I have gone through a similar experience…minus the shivers and the star spangled banner feeling lol!..Still in all, I let the person know ‘what it was’ and continue to be great venting buddies…who understand that we are happy in our marriages and we don’t cross any boundaries…and we’ve moved on!
Great topic!!
Peace and Blessings!
thanx 4 that orosojos.
This has been a wonderful topic of discussion for me. I’m so relieved I was able to let my secret go (finally). I can truly feel your pain Nonya…I know exactly how you feel. Though no one knows who we are it’s hard to put it all out there since you’ve kept it to yourself all this time. We need to have discussions where we can speak freely and be free from judgement. We deal with it enough on a day to day basis. We all come from different walks of life and can only speak on our OWN experiences. How wonderful it is to express yourself on paper, computer or words. Thank you for the topic Akua!
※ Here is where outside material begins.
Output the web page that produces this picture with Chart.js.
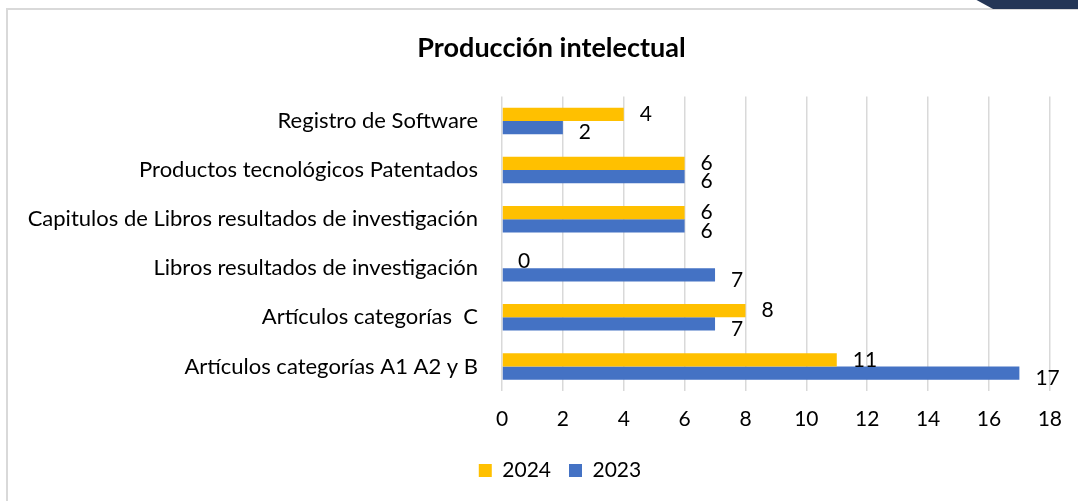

Very cool conversation. I guess not allowing ourselves to be vulnerable sets up the life situations that we’re supposed to be in in the long run, cause, lord knows if I let myself go out on the limb every time I had an affinity for some beautiful cat, I would have broken a lot of limbs and missed out on a lot of great relationships. It’s all worth it in the end…..for some of us.
I think its healthy to have a little bit of wonder about those folks you never told, or u never took it there with. makes for an active imagination in our old age. lol! 😉
“It’s all worth it in the end…..for some of us.” You said the damn thing right…”for some of us.” We have to figure out which some of us is it. lol
So as i read this, all i could do was shake my head. It rang so true with me that it hurts. Life’s funny that way though, we are scared and yet so brave. I’m learning to be to me though, and know that even the things i believe i want may not be what i actually need.